Brazil Nut Mylk

Brazil Nut Mylk


When I first started adopting a plant-based diet nearly five years ago, I had no idea just how many fruits, vegetables, nuts and seeds existed, let alone all of the fun and creative ways they could be used. When I enrolled in culinary school, I was shown how to make fresh homemade almond mylk by hand, and my life was changed forever. Seriously. It sounds dramatic, but

I've always disliked cows milk and (like many others) my stomach never agreed with the soy alternatives most grocery stores and coffeeshops carry. Homemade nut mylk is the perfect solution -- it's fresher, tastier, easier to digest and better for you than most store bought options, which often contain additives and ingredients you can't pronounce and definitely won't find in your pantry.

This brazil nut mylk is made with just 6 whole natural ingredients, and with the right tools (a highspeed blender and nutmilk bag) it's incredibly easy to make. You can use pretty much any nut in this recipe, but brazils are one of the fattiest nuts, which means they make the creamiest, richest nut milk you can imagine. And, they have a great nutty flavor that makes cereals, coffee and tea taste extra delicious. They also have the highest level of selenium of any food, which is a powerful antioxidant that fights disease and boosts the immune system.

If you have access to real vanilla beans, definitely use them! If you're subsituting with vanilla extract, make sure that the only two ingredients are vanilla and alcohol. Lower quality extracts can contain added sugar, which we definitely want to avoid whenever we can! We'll be getting our sweetness from dates in this recipe, a middle eastern staple that makes a great substitute for processed sugar.
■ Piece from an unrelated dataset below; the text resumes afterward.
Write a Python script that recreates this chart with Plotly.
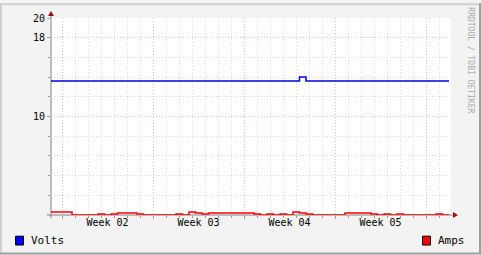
import plotly.graph_objects as go

# ---------------- data ----------------
# 12-hour samples; time in days relative to Monday of Week 02
t_start = -1.23
step = 0.5
volts = [13.6] * 39 + [14.0] + [13.6] * 22
amps = [0.3, 0.3, 0.3, 0.3, 0, 0, 0, 0, 0.1, 0, 0.1, 0.2, 0.2, 0.2, 0.1,
        0, 0, 0, 0, 0, 0.1, 0, 0.3, 0.2, 0.1, 0.2, 0.2, 0.2, 0.2, 0.2,
        0.2, 0.2, 0.1, 0, 0.1, 0, 0.1, 0, 0.3, 0.2, 0.1, 0, 0, 0, 0, 0,
        0.2, 0.2, 0.2, 0.2, 0.1, 0, 0.1, 0, 0.1, 0, 0, 0, 0, 0, 0.1, 0]
times = [t_start + step * k for k in range(len(volts) + 1)]
volts_plot = volts + [volts[-1]]
amps_plot = amps + [amps[-1]]

week_pos = [3.5, 10.5, 17.5, 24.5]
week_labels = ["Week 02", "Week 03", "Week 04", "Week 05"]
week_bounds = [0, 7, 14, 21, 28]
day_lines = list(range(0, 30))
y_major = [10, 18, 20]
y_major_labels = ["10", "18", "20"]
y_minor = [2, 4, 6, 8, 12, 14, 16]

# ---------------- layout geometry ----------------
W_FIG, H_FIG = 481, 255
L, T, PW, PH = 51, 15, 400, 200
x_range = [-11 / 13, (L + PW - 62) / 13]


def PX(px):
    return (px - L) / PW


def PY(py):
    return (T + PH - py) / PH


FONT = "DejaVu Sans Mono"
MAJ = "rgba(235,170,170,0.75)"
MIN = "rgba(200,200,200,0.65)"
DASH = "1px,2px"

fig = go.Figure()
fig.add_trace(go.Scatter(x=times, y=volts_plot, mode="lines", name="Volts",
                         line=dict(color="#0000E0", width=1.5, shape="hv"),
                         showlegend=False))
fig.add_trace(go.Scatter(x=times, y=amps_plot, mode="lines", name="Amps",
                         line=dict(color="#FF0000", width=1.5, shape="hv"),
                         showlegend=False))

fig.update_layout(
    width=W_FIG, height=H_FIG,
    margin=dict(l=L, r=W_FIG - L - PW, t=T, b=H_FIG - T - PH),
    paper_bgcolor="#F3F3F3", plot_bgcolor="#FFFFFF",
    font=dict(family=FONT, size=10, color="#000000"),
    xaxis=dict(range=x_range, tickmode="array", tickvals=week_pos, ticktext=week_labels,
               showgrid=False, zeroline=False, showline=False, ticks="",
               tickfont=dict(family=FONT, size=10, color="#000"),
               minor=dict(tickvals=day_lines, showgrid=True, gridcolor=MIN,
                          griddash=DASH, gridwidth=1, ticks="outside",
                          ticklen=2, tickcolor="#999")),
    xaxis2=dict(range=x_range, overlaying="x", anchor="y", side="bottom",
                tickmode="array", tickvals=week_bounds, showticklabels=False,
                showgrid=True, gridcolor=MAJ, griddash=DASH, gridwidth=1,
                zeroline=False, showline=False, ticks="outside", ticklen=3,
                tickcolor="#999"),
    yaxis=dict(range=[0, 20], tickmode="array", tickvals=y_major, ticktext=y_major_labels,
               showgrid=True, gridcolor=MAJ, griddash=DASH, gridwidth=1,
               zeroline=False, showline=False, ticks="outside", ticklen=3,
               tickcolor="#999", tickfont=dict(family=FONT, size=10, color="#000"),
               minor=dict(tickvals=y_minor, showgrid=True, gridcolor=MIN,
                          griddash=DASH, gridwidth=1, ticks="outside",
                          ticklen=2, tickcolor="#999")),
)

# dummy trace on xaxis2 so the overlay axis is drawn
fig.add_trace(go.Scatter(x=[None], y=[None], xaxis="x2", yaxis="y", showlegend=False))

shapes = []
# axis lines
shapes.append(dict(type="line", xref="paper", yref="paper", layer="between",
                   x0=PX(47), x1=PX(454), y0=PY(215), y1=PY(215),
                   line=dict(color="#808080", width=1)))
shapes.append(dict(type="line", xref="paper", yref="paper", layer="between",
                   x0=PX(51), x1=PX(51), y0=PY(218), y1=PY(12),
                   line=dict(color="#808080", width=1)))
# arrows
shapes.append(dict(type="path", xref="paper", yref="paper",
                   path=f"M {PX(48)},{PY(13)} L {PX(54)},{PY(13)} L {PX(51)},{PY(8)} Z",
                   fillcolor="#A01010", line=dict(width=0)))
shapes.append(dict(type="path", xref="paper", yref="paper",
                   path=f"M {PX(453)},{PY(212)} L {PX(453)},{PY(218)} L {PX(458)},{PY(215)} Z",
                   fillcolor="#A01010", line=dict(width=0)))
# frame (3D shading)
shapes.append(dict(type="rect", xref="paper", yref="paper", layer="above",
                   x0=PX(0), x1=PX(481), y0=PY(0), y1=PY(2),
                   fillcolor="#D0D0D0", line=dict(width=0)))
shapes.append(dict(type="rect", xref="paper", yref="paper", layer="above",
                   x0=PX(0), x1=PX(2), y0=PY(0), y1=PY(255),
                   fillcolor="#D0D0D0", line=dict(width=0)))
shapes.append(dict(type="rect", xref="paper", yref="paper", layer="above",
                   x0=PX(0), x1=PX(481), y0=PY(253), y1=PY(255),
                   fillcolor="#A0A0A0", line=dict(width=0)))
shapes.append(dict(type="rect", xref="paper", yref="paper", layer="above",
                   x0=PX(479), x1=PX(481), y0=PY(0), y1=PY(255),
                   fillcolor="#A0A0A0", line=dict(width=0)))
# legend swatches
shapes.append(dict(type="rect", xref="paper", yref="paper",
                   x0=PX(15.5), x1=PX(23.5), y0=PY(236.5), y1=PY(245.5),
                   fillcolor="#0000FF", line=dict(color="#000", width=1)))
shapes.append(dict(type="rect", xref="paper", yref="paper",
                   x0=PX(422.5), x1=PX(430.5), y0=PY(236.5), y1=PY(245.5),
                   fillcolor="#FF0000", line=dict(color="#000", width=1)))
fig.update_layout(shapes=shapes)

annotations = [
    dict(text="Volts", xref="paper", yref="paper", x=PX(29), y=PY(241),
         xanchor="left", yanchor="middle", showarrow=False,
         font=dict(family=FONT, size=11, color="#000")),
    dict(text="Amps", xref="paper", yref="paper", x=PX(436), y=PY(241),
         xanchor="left", yanchor="middle", showarrow=False,
         font=dict(family=FONT, size=11, color="#000")),
    dict(text="RRDTOOL / TOBI OETIKER", xref="paper", yref="paper",
         x=PX(471), y=PY(58), textangle=90, xanchor="center", yanchor="middle",
         showarrow=False, font=dict(family=FONT, size=8, color="#AAAAAA")),
]
fig.update_layout(annotations=annotations)

fig.write_html("out.html")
In school, we made nut milk not only to drink, but as bases for ice creams and sauces. That means a lot of almond milk, aka a LOT of cheesecloth. At first. when you're getting used to the cheesecloth process, it's normal to make a mess! I had a hard time getting the technique down at first, but the more nut milks you make, the easier it gets. Once you start making it at home, you'll never want the store bought kind again!

While this milk tastes delicious on it's own, I love playing around and adding health-boosting juices into the mix. Use the recipe as a blank canvas, play around and get creative! This morning, I used a combination of 2/3 cup milk and 1/3 cup beet juice, which ended up being absolutely delicious (and pretty to boot!).

Ingredient list

  • 2 1/2 cups brazil nuts, soaked overnight
  • 4 1/2 cups filtered water
  • 2 vanilla beans
  • 1 cup pitted dates
  • 1/2 teaspoon cinnamon
  • 1/8 teaspoon + pinch sea salt


total time: 20 minutes

yeild: approximately 5 cups (40 oz)

level: Simple


Combine nuts, water, vanilla beans and pitted dates in a vitamix or high speed blender until smooth.

Place nut milk bag over large mason jar, pitcher, or bowl. Holding the nut milk bag on opposite ends and slowly begin pouring in nut mixture, letting liquid drip into your bowl or pitcher. The nut mixture will most likely weigh down your bag during this step, so be careful not to let any meal spill over the sides. Once everything from your blender has been transferred into the bag, pull the drawsting tightly, and begin using your hands to wring the remaining milk out of the brazil nut meal. This can take some time, so be patient -- the result will be well worth it!

Once there is no more liquid remaining, discard the dry meal and rinse your nut milk bag. I recommend saving the meal to use later to thicken smoothies, or as a base for crackers and desserts.

Transfer your mylk back to your rinsed vitamix and add cinnamon + sea salt. Blend until combined.

Store in mason jars, milk jugs or a large pitcher. It's going to be hard not to drink immediately, but nut mylk is definitely best chilled! If you can, wait at least an hour before drinking.